In high-precision chemistry, pH is fundamentally related to activity, not just concentration. For dilute aqueous solutions, the two may be close enough for routine work. But as ionic strength rises, activity coefficients start to matter, and the idealized Nernst calculation becomes more approximate unless those non-ideal effects are corrected.

Ideal Equation Versus Real Laboratory Behavior

The textbook Nernst slope represents a theoretical maximum response. Real electrodes often behave slightly below ideal slope due to membrane aging, hydration issues, contamination, imperfect junctions, or instrument limitations. In practice, analysts calibrate the instrument with one or more standard buffers, and the meter internally estimates the actual slope and offset. That means a practical pH determination may be more accurately described as a calibrated Nernst-type response rather than a pure first-principles calculation.

Still, the Nernst equation remains the correct conceptual framework. It explains why pH electrodes produce a nearly linear voltage response, why that response changes with temperature, and why calibration is essential for converting potential into chemically meaningful pH values.

How to Use This Calculator Correctly

1. Enter the measured potential of your sample.
2. Enter the intercept or standard potential from calibration or reference conditions.
3. Select whether you entered potentials in mV or V.
4. Enter temperature and choose the proper temperature unit.
5. Keep n = 1 unless your electrochemical model specifically requires something else.
6. Click Calculate pH to obtain pH, theoretical slope, and hydrogen ion concentration.

The chart generated below the result shows the theoretical linear relation between pH and electrode potential under your chosen conditions. Your sample point is highlighted against the calculated response line so you can visually see where the measured potential sits within the pH scale.
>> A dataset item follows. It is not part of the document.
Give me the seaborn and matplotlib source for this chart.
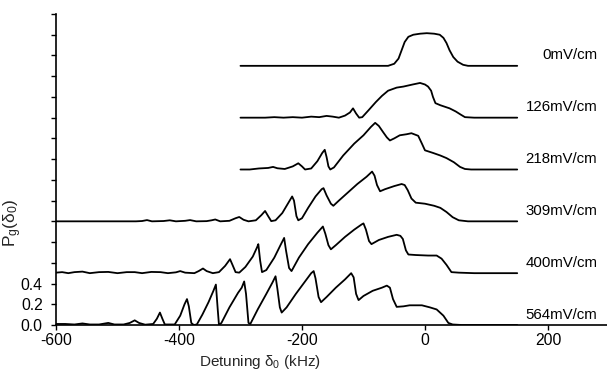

When the Nernst Equation is Especially Useful

• Estimating pH from electrode output in educational settings
• Understanding the basis of glass electrode calibration
• Checking whether a measured potential is consistent with expected pH
• Modeling electrochemical sensors in analytical chemistry
• Comparing theoretical and observed pH electrode performance across temperatures

Authoritative References for Further Reading

For deeper technical background, consult these authoritative sources:

• NIST Fundamental Physical Constants
• U.S. Environmental Protection Agency: pH Overview
• Le Moyne College: Nernst Equation Notes

Final Takeaway

If you want to calculate a pH solution using the Nernst equation, the key equation is pH = (E₀ – E) / (2.303RT / nF). Once you know the sample potential, the system intercept, the temperature, and the correct electron count, you can estimate pH directly. The method is elegant because it connects a voltage reading with a logarithmic chemical property. For routine use, always remember the practical side: calibration quality, temperature control, and electrode condition are just as important as the equation itself.